TASK OBJECTIVE
Set all the material down again unchanged, without the pictures.

## START

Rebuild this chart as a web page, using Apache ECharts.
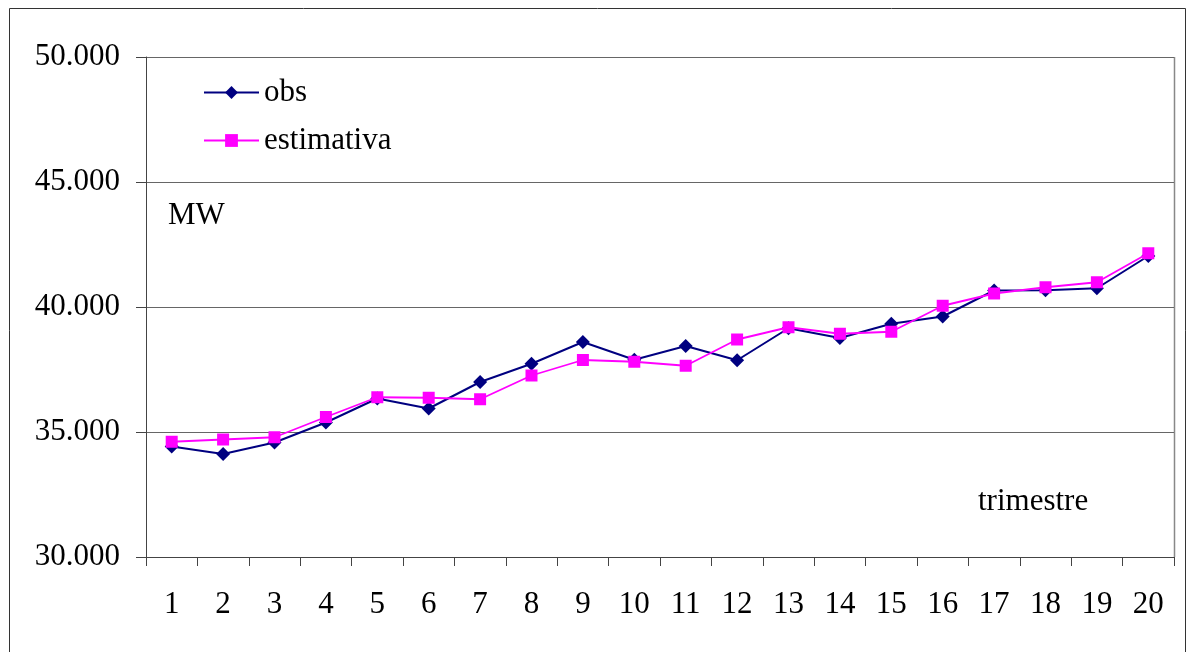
<!DOCTYPE html>
<html>
<head>
<meta charset="utf-8">
<script src="https://cdn.jsdelivr.net/npm/echarts@6/dist/echarts.min.js"></script>
<style>
html,body{margin:0;padding:0;background:#fff;}
#chart{width:1190px;height:652px;}
</style>
</head>
<body>
<div id="chart"></div>
<script>
const categories = ['1','2','3','4','5','6','7','8','9','10','11','12','13','14','15','16','17','18','19','20'];
const obs = [34420, 34120, 34580, 35380, 36340, 35940, 37000, 37730, 38600, 37890, 38440, 37870, 39150, 38760, 39330, 39620, 40660, 40670, 40750, 42040];
const estimativa = [34610, 34700, 34790, 35600, 36390, 36370, 36310, 37260, 37880, 37810, 37650, 38700, 39190, 38930, 39010, 40050, 40540, 40790, 40990, 42150];
const yTicks = {min: 30000, max: 50000, interval: 5000};

const FONT = '"Liberation Serif", "Times New Roman", serif';
const chart = echarts.init(document.getElementById('chart'));
chart.setOption({
  animation: false,
  backgroundColor: '#ffffff',
  textStyle: {fontFamily: FONT},
  grid: {left: 146, right: 16, top: 57, bottom: 95, show: true, borderColor: '#888', borderWidth: 0},
  legend: {
    orient: 'vertical',
    left: 203,
    top: 77,
    padding: 0,
    itemWidth: 55,
    itemHeight: 16,
    itemGap: 17,
    textStyle: {fontFamily: FONT, fontSize: 31, color: '#000'},
    data: ['obs', 'estimativa']
  },
  xAxis: {
    type: 'category',
    data: categories,
    boundaryGap: true,
    axisLine: {lineStyle: {color: '#444', width: 1}},
    axisTick: {show: true, length: 9, lineStyle: {color: '#444'}},
    axisLabel: {fontFamily: FONT, fontSize: 31, color: '#000', margin: 32}
  },
  yAxis: {
    type: 'value',
    min: yTicks.min, max: yTicks.max, interval: yTicks.interval,
    axisLine: {show: true, lineStyle: {color: '#444', width: 1}},
    axisTick: {show: true, length: 10, lineStyle: {color: '#444'}},
    splitLine: {show: true, lineStyle: {color: '#666', width: 1}},
    axisLabel: {fontFamily: FONT, fontSize: 31, color: '#000', margin: 26,
      formatter: v => (v / 1000).toFixed(3)}
  },
  graphic: [
    {type: 'rect', left: 7, top: 6, shape: {width: 1176, height: 660},
      style: {fill: 'none', stroke: '#333', lineWidth: 1}, silent: true},
    {type: 'line', shape: {x1: 1174.5, y1: 57, x2: 1174.5, y2: 557},
      style: {stroke: '#888', lineWidth: 1.5}, silent: true},
    {type: 'text', left: 168, top: 200,
      style: {text: 'MW', font: '31px ' + FONT, fill: '#000'}},
    {type: 'text', left: 978, top: 486,
      style: {text: 'trimestre', font: '31px ' + FONT, fill: '#000'}}
  ],
  series: [
    {
      name: 'obs', type: 'line', data: obs,
      symbol: 'diamond', symbolSize: 14,
      lineStyle: {color: '#000080', width: 2},
      itemStyle: {color: '#000080'},
      z: 3
    },
    {
      name: 'estimativa', type: 'line', data: estimativa,
      symbol: 'rect', symbolSize: 12,
      lineStyle: {color: '#ff00ff', width: 1.8},
      itemStyle: {color: '#ff00ff'},
      z: 4
    }
  ]
});
</script>
</body>
</html>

## END

FINAL RESULT
Rebuild this chart as a web page, using Apache ECharts.
<!DOCTYPE html>
<html>
<head>
<meta charset="utf-8">
<script src="https://cdn.jsdelivr.net/npm/echarts@6/dist/echarts.min.js"></script>
<style>
html,body{margin:0;padding:0;background:#fff;}
#chart{width:1190px;height:652px;}
</style>
</head>
<body>
<div id="chart"></div>
<script>
const categories = ['1','2','3','4','5','6','7','8','9','10','11','12','13','14','15','16','17','18','19','20'];
const obs = [34420, 34120, 34580, 35380, 36340, 35940, 37000, 37730, 38600, 37890, 38440, 37870, 39150, 38760, 39330, 39620, 40660, 40670, 40750, 42040];
const estimativa = [34610, 34700, 34790, 35600, 36390, 36370, 36310, 37260, 37880, 37810, 37650, 38700, 39190, 38930, 39010, 40050, 40540, 40790, 40990, 42150];
const yTicks = {min: 30000, max: 50000, interval: 5000};

const FONT = '"Liberation Serif", "Times New Roman", serif';
const chart = echarts.init(document.getElementById('chart'));
chart.setOption({
  animation: false,
  backgroundColor: '#ffffff',
  textStyle: {fontFamily: FONT},
  grid: {left: 146, right: 16, top: 57, bottom: 95, show: true, borderColor: '#888', borderWidth: 0},
  legend: {
    orient: 'vertical',
    left: 203,
    top: 77,
    padding: 0,
    itemWidth: 55,
    itemHeight: 16,
    itemGap: 17,
    textStyle: {fontFamily: FONT, fontSize: 31, color: '#000'},
    data: ['obs', 'estimativa']
  },
  xAxis: {
    type: 'category',
    data: categories,
    boundaryGap: true,
    axisLine: {lineStyle: {color: '#444', width: 1}},
    axisTick: {show: true, length: 9, lineStyle: {color: '#444'}},
    axisLabel: {fontFamily: FONT, fontSize: 31, color: '#000', margin: 32}
  },
  yAxis: {
    type: 'value',
    min: yTicks.min, max: yTicks.max, interval: yTicks.interval,
    axisLine: {show: true, lineStyle: {color: '#444', width: 1}},
    axisTick: {show: true, length: 10, lineStyle: {color: '#444'}},
    splitLine: {show: true, lineStyle: {color: '#666', width: 1}},
    axisLabel: {fontFamily: FONT, fontSize: 31, color: '#000', margin: 26,
      formatter: v => (v / 1000).toFixed(3)}
  },
  graphic: [
    {type: 'rect', left: 7, top: 6, shape: {width: 1176, height: 660},
      style: {fill: 'none', stroke: '#333', lineWidth: 1}, silent: true},
    {type: 'line', shape: {x1: 1174.5, y1: 57, x2: 1174.5, y2: 557},
      style: {stroke: '#888', lineWidth: 1.5}, silent: true},
    {type: 'text', left: 168, top: 200,
      style: {text: 'MW', font: '31px ' + FONT, fill: '#000'}},
    {type: 'text', left: 978, top: 486,
      style: {text: 'trimestre', font: '31px ' + FONT, fill: '#000'}}
  ],
  series: [
    {
      name: 'obs', type: 'line', data: obs,
      symbol: 'diamond', symbolSize: 14,
      lineStyle: {color: '#000080', width: 2},
      itemStyle: {color: '#000080'},
      z: 3
    },
    {
      name: 'estimativa', type: 'line', data: estimativa,
      symbol: 'rect', symbolSize: 12,
      lineStyle: {color: '#ff00ff', width: 1.8},
      itemStyle: {color: '#ff00ff'},
      z: 4
    }
  ]
});
</script>
</body>
</html>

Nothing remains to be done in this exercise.